- System requirement: Ubuntu 20.04/Ubuntu 22.04, Cuda 12.1
- Tested GPUs: A100
Create conda environment:
conda create -n hallo python=3.10
conda activate hallo
Install packages with pip
pip install torch==2.2.2 torchvision==0.17.2 torchaudio==2.2.2 --index-url https://download.pytorch.org/whl/cu118
pip install -r requirements.txt
Besides, ffmpeg is also needed:
apt-get install ffmpeg
You can easily get all pretrained models required by inference from our HuggingFace repo.
Clone the pretrained models into ${PROJECT_ROOT}/pretrained_models
directory by cmd below:
git lfs install
git clone https://huggingface.co/fudan-generative-ai/hallo2 pretrained_models
Or you can download them separately from their source repo:
- hallo2: Our checkpoint of video super-resolution.
- facelib: pretrained face parse models
- realesrgan: background upsample model
- CodeFormer: pretrained Codeformer model, it's optional to download it, only if you want to train our video super-resolution model from scratch
Finally, these pretrained models should be organized as follows:
./pretrained_models/
|-- CodeFormer/
| |-- codeformer.pth
| `-- vqgan_code1024.pth
|-- facelib
| |-- detection_mobilenet0.25_Final.pth
| |-- detection_Resnet50_Final.pth
| |-- parsing_parsenet.pth
| |-- yolov5l-face.pth
| `-- yolov5n-face.pth
|-- hallo2
| `-- net_g.pth
`-- realesrgan
`-- RealESRGAN_x2plus.pth
Simply to run the scripts/video_sr.py
and pass input_path
and output_path
:
python scripts/video_sr.py --input_path [input_video] --output_path [output_dir] --bg_upsampler realesrgan --face_upsample -w 1 -s 4
Animation results will be saved at output_dir
.
For more options:
usage: video_sr.py [-h] [-i INPUT_PATH] [-o OUTPUT_PATH] [-w FIDELITY_WEIGHT] [-s UPSCALE] [--has_aligned] [--only_center_face] [--draw_box]
[--detection_model DETECTION_MODEL] [--bg_upsampler BG_UPSAMPLER] [--face_upsample] [--bg_tile BG_TILE] [--suffix SUFFIX]
options:
-h, --help show this help message and exit
-i INPUT_PATH, --input_path INPUT_PATH
Input video
-o OUTPUT_PATH, --output_path OUTPUT_PATH
Output folder.
-w FIDELITY_WEIGHT, --fidelity_weight FIDELITY_WEIGHT
Balance the quality and fidelity.
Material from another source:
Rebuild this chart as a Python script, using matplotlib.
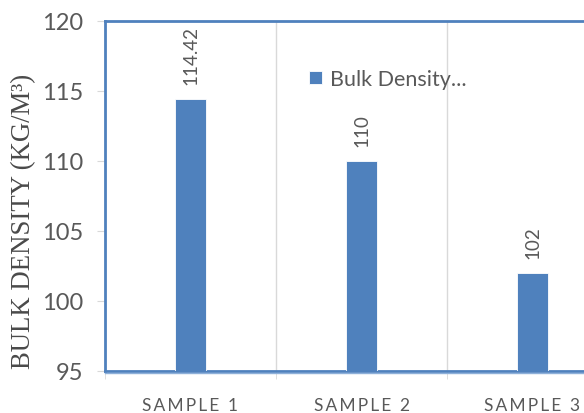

Default: 0.5
-s UPSCALE, --upscale UPSCALE
The final upsampling scale of the image. Default: 2
--has_aligned Input are cropped and aligned faces. Default: False
--only_center_face Only restore the center face. Default: False
--draw_box Draw the bounding box for the detected faces. Default: False
--detection_model DETECTION_MODEL
Face detector. Optional: retinaface_resnet50, retinaface_mobile0.25, YOLOv5l, YOLOv5n. Default: retinaface_resnet50
--bg_upsampler BG_UPSAMPLER
Background upsampler. Optional: realesrgan
--face_upsample Face upsampler after enhancement. Default: False
--bg_tile BG_TILE Tile size for background sampler. Default: 400
--suffix SUFFIX Suffix of the restored faces. Default: None
We use the VFHQ dataset for training, you can download from its homepage. Then updata dataroot_gt
in ./configs/train/video_sr.yaml
.
Start training with the following command:
python -m torch.distributed.launch --nproc_per_node=8 --master_port=4652 \
basicsr/train.py -opt ./configs/train/video_sr.yaml \
--launcher pytorch